The question now is whether that momentum can continue without fresh support from Beijing. Analysts increasingly point to the country’s households as the most likely source of the next wave of capital. Chinese savers collectively hold an enormous pool of deposits, much of which has long been parked in bank accounts or funneled into real estate. With property markets still weak and deposit rates at historic lows, equities are emerging as a more attractive option.
The potential scale of household participation is significant. Even a modest shift of savings into equities would add liquidity and provide a durable base of support for the market. Strategists note that this kind of shift could give the rally more staying power, ensuring it is not entirely dependent on official measures or institutional flows. Market depth would improve, and broader participation could help balance trading patterns that have often been skewed toward state intervention.
Still, uncertainties remain. Many savers continue to view equities with caution, wary of volatility and past episodes of sudden losses. Without stronger signs of a sustained economic recovery, households may hesitate to move large sums into riskier assets.

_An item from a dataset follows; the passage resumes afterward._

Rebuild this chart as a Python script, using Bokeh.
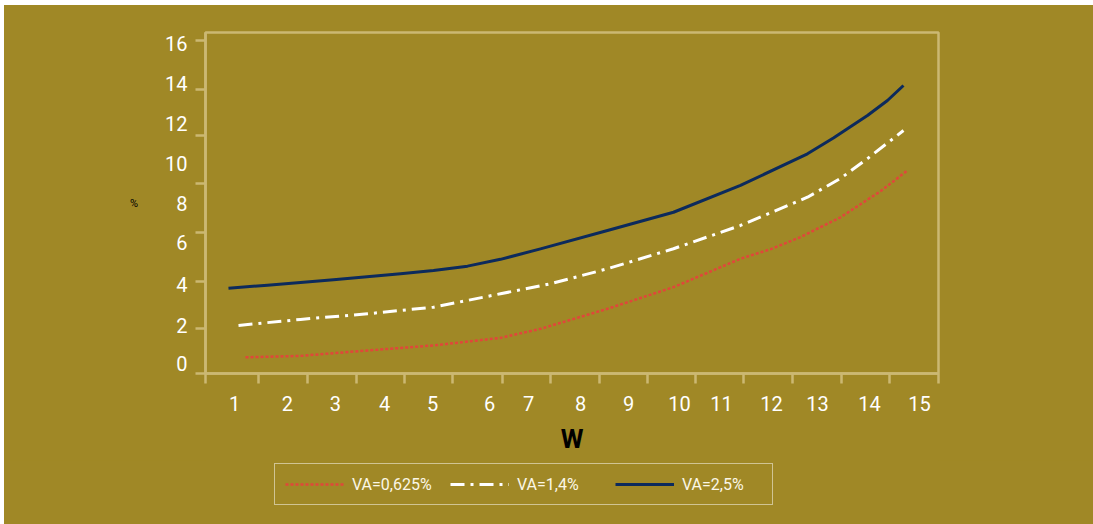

Political and regulatory changes could also influence sentiment, especially if confidence in government support wavers.
For now, the rebound has been driven primarily by top-down measures and big investors. But in the coming months, the attention of analysts will turn to ordinary citizens and the choices they make with their money. If retail participation rises meaningfully, China’s equity market could transition from a policy-fueled rally to one underpinned by one of the world’s largest pools of household wealth.